Ik heb de goede tijd meegemaakt. De tijd waarin je met één loon een gezin kon onderhouden, waarin je op vakantie kon naar Frankrijk zonder dat je hypotheek eronder kreunde, waarin de dokter naar je gezicht keek en niet naar je QR-code . Een tijd waarin ziekenhuizen nog naar jodium roken en het nieuws naar vooruitgang.
Maar dat ligt achter ons. We zijn aan het afbouwen. Niet alleen de zorg en het onderwijs — dat waren de eerste slachtoffers — maar ook de hoop, het vertrouwen, het fatsoen. Alles wat niet rendeert, mag stilletjes verdwijnen. Zorg moet efficiënter, empathie past niet meer in de begroting, en vrede is afhankelijk van de beurskoers. Wat overblijft is een samenleving waarin alles tijdelijk lijkt, vervangbaar, afgeschreven vóór het goed en wel begonnen is.
Misschien is het gewoon mijn hoofd dat overuren draait.
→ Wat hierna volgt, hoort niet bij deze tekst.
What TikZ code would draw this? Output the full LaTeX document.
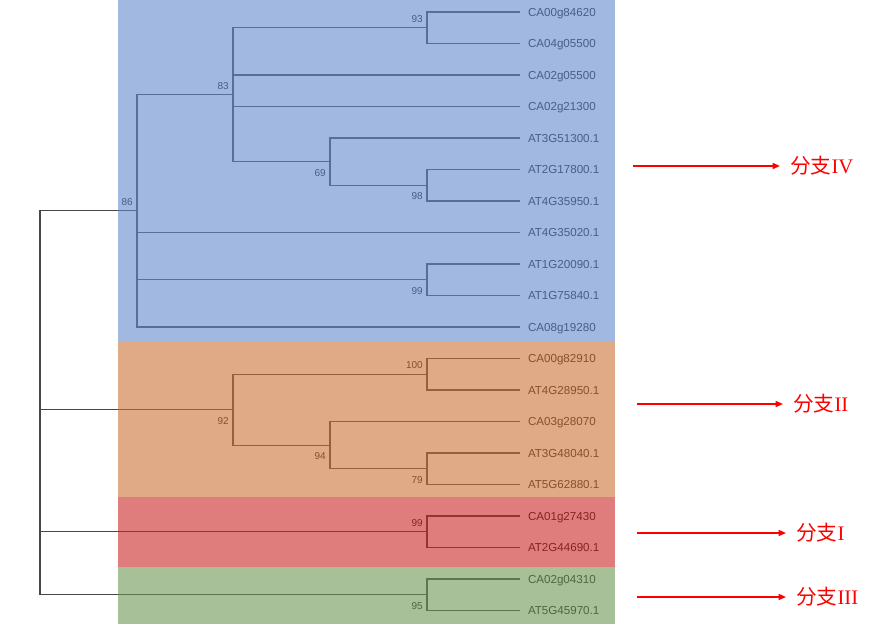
\documentclass[tikz,border=0pt]{standalone}
\usepackage{fontspec}
\setmainfont{Liberation Sans}
\newfontfamily\cjk{Noto Sans CJK SC}
\newfontfamily\romfont{Liberation Serif}
\usepackage{xcolor}
\usetikzlibrary{arrows.meta}

\definecolor{cladeblue}{RGB}{98,137,203}
\definecolor{cladeorange}{RGB}{203,113,55}
\definecolor{cladered}{RGB}{202,37,37}
\definecolor{cladegreen}{RGB}{110,150,83}

\tikzset{
	leaf/.style={anchor=west, inner xsep=5.8pt, inner ysep=0pt, text height=6.2pt, text depth=0pt,
		font=\fontsize{8.7}{10}\selectfont, text=black!88},
	edge/.style={draw=black!72, line width=0.8pt},
	boot/.style={font=\fontsize{7.5}{9}\selectfont, text=black!88, inner xsep=3pt, inner ysep=4pt},
	clade/.style={fill opacity=0.6, draw=none},
	branch/.style={red, line width=1.1pt, -{Triangle[length=5.5pt,width=4.5pt]}},
	tag/.style={anchor=west, text=red, inner xsep=7.5pt, inner ysep=0pt, font=\fontsize{15.5}{18}\selectfont},
}

\begin{document}
\begin{tikzpicture}[x=0.75pt, y=-0.75pt]
		\useasboundingbox (0,0) rectangle (886,624);
		% leaves
		\foreach \g [count=\i from 0] in {CA00g84620, CA04g05500, CA02g05500, CA02g21300,
			AT3G51300.1, AT2G17800.1, AT4G35950.1, AT4G35020.1, AT1G20090.1, AT1G75840.1,
			CA08g19280, CA00g82910, AT4G28950.1, CA03g28070, AT3G48040.1, AT5G62880.1,
			CA01g27430, AT2G44690.1, CA02g04310, AT5G45970.1}
			\node[leaf] (l\i) at (520, 12+31.5*\i) {\g};
		% inner nodes
		\coordinate (b93) at (427, 27.75);
		\coordinate (b98) at (427, 185.25);
		\coordinate (b69) at (330, 161.6);
		\coordinate (b83) at (233, 94.7);
		\coordinate (b99a) at (427, 279.75);
		\coordinate (b86) at (137, 210.8);
		\coordinate (b100) at (427, 374.25);
		\coordinate (b79) at (427, 468.75);
		\coordinate (b94) at (330, 445.1);
		\coordinate (b92) at (233, 409.7);
		\coordinate (b99b) at (427, 531.75);
		\coordinate (b95) at (427, 594.75);
		\coordinate (root) at (40, 402.8);
		% branches
		\draw[edge] (b93) |- (l0) (b93) |- (l1);
		\draw[edge] (b98) |- (l5) (b98) |- (l6);
		\draw[edge] (b69) |- (l4) (b69) |- (b98);
		\draw[edge] (b83) |- (b93) (b83) |- (l2) (b83) |- (l3) (b83) |- (b69);
		\draw[edge] (b99a) |- (l8) (b99a) |- (l9);
		\draw[edge] (b86) |- (b83) (b86) |- (l7) (b86) |- (b99a) (b86) |- (l10);
		\draw[edge] (b100) |- (l11) (b100) |- (l12);
		\draw[edge] (b79) |- (l14) (b79) |- (l15);
		\draw[edge] (b94) |- (l13) (b94) |- (b79);
		\draw[edge] (b92) |- (b100) (b92) |- (b94);
		\draw[edge] (b99b) |- (l16) (b99b) |- (l17);
		\draw[edge] (b95) |- (l18) (b95) |- (l19);
		\draw[edge] (root) |- (b86) (root) |- (b92) (root) |- (b99b) (root) |- (b95);
		% bootstrap values
		\node[boot, anchor=south east] (v93) at (b93) {93};
		\node[boot, anchor=south east] (v83) at (b83) {83};
		\node[boot, anchor=south east] (v86) at (b86) {86};
		\node[boot, anchor=south east] (v100) at (b100) {100};
		\node[boot, anchor=south east] (v99b) at (b99b) {99};
		\node[boot, anchor=north east, yshift=-1.5pt] (v98) at (b98) {98};
		\node[boot, anchor=north east, yshift=-1.5pt] (v69) at (b69) {69};
		\node[boot, anchor=north east, yshift=-1.5pt] (v99a) at (b99a) {99};
		\node[boot, anchor=north east, yshift=-1.5pt] (v92) at (b92) {92};
		\node[boot, anchor=north east, yshift=-1.5pt] (v94) at (b94) {94};
		\node[boot, anchor=north east, yshift=-1.5pt] (v79) at (b79) {79};
		\node[boot, anchor=north east, yshift=-1.5pt] (v95) at (b95) {95};
		% clade shading
		\fill[clade, cladeblue] (118,0) rectangle (615,341);
		\fill[clade, cladeorange] (118,341) rectangle (615,497);
		\fill[clade, cladered] (118,497) rectangle (615,567);
		\fill[clade, cladegreen] (118,567) rectangle (615,624);
		% branch tags
		\node[tag] (t4) at (780,166) {{\cjk 分支}\romfont IV};
		\node[tag] (t2) at (783,404) {{\cjk 分支}\romfont II};
		\node[tag] (t1) at (786,533) {{\cjk 分支}\romfont I};
		\node[tag] (t3) at (786,597) {{\cjk 分支}\romfont III};
		\coordinate (s4) at (633,166);
		\coordinate (s2) at (637,404);
		\coordinate (s1) at (637,533);
		\coordinate (s3) at (637,597);
		\draw[branch] (s4) -- (t4);
		\draw[branch] (s2) -- (t2);
		\draw[branch] (s1) -- (t1);
		\draw[branch] (s3) -- (t3);
	\end{tikzpicture}
\end{document}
Misschien zijn het de hormonen die roet in het denken gooien. Misschien is dat hele doemdenken een bijwerking. Van pillen, van bestralingen, van slapeloze nachten. Maar ik blijf zien wat ik zie. En wat ik zie, is een wereld die langzaam leegloopt. Zoals een ballon na een verjaardagsfeestje: slap, uitgeput, nog net tegen het plafond hangend terwijl hij zachtjes het laatste luchtje laat ontsnappen met een treurig pruttelend geluid.
En ondertussen zit ik hier. Fladderend als een overgebleven vlinder in een zaal vol uitgebluste waxinelichtjes. Ze noemen mij soms een zwartkijker, maar zwart is gewoon wat overblijft als de schmink af is, het podium leeg en de spots uit. En laat ons eerlijk zijn: zwart kleedt af. En het geeft rust. Want als kankerlijer heb je al genoeg aan je hoofd. Je wil geen revolutie meer, geen systeemkritiek, geen grote hervormingsplannen. Je wil ademhalen, slapen zonder pijn, en nog een beetje kunnen glimlachen bij de onzin van alledag.
Maar zo werkt het niet. De wereld blijft binnenstormen, ook als je deur al dicht is. En zelfs als je niks meer wil weten, blijf je denken. Blijf je voelen. Blijf je beseffen dat het allemaal niet goedkomt — niet voor jou, zeker niet voor je kinderen, niet voor de wereld.
En toch. Ondanks alles. Ondanks de aftakeling, de bezorgdheid, het cynisme, is er nog iets van hoop. Geen grote, stralende toekomsthoop, maar een kleine, kromgetrokken vorm van positief denken. Die van mijn vader. Die het allemaal al had samengevat toen ik nog dacht dat ik iets moest veranderen aan dat huis, of aan de wereld. Hij keek me aan, glimlachte flauwtjes, en zei: “’t Zal mijn tijd wel uitdoen.”
En vreemd genoeg geloof ik hem nog steeds. Want dat is óók een vorm van hoop. De hoop dat je het nog nét lang genoeg volhoudt om het allemaal te zien ontsporen — met cappuccino, en een blogje.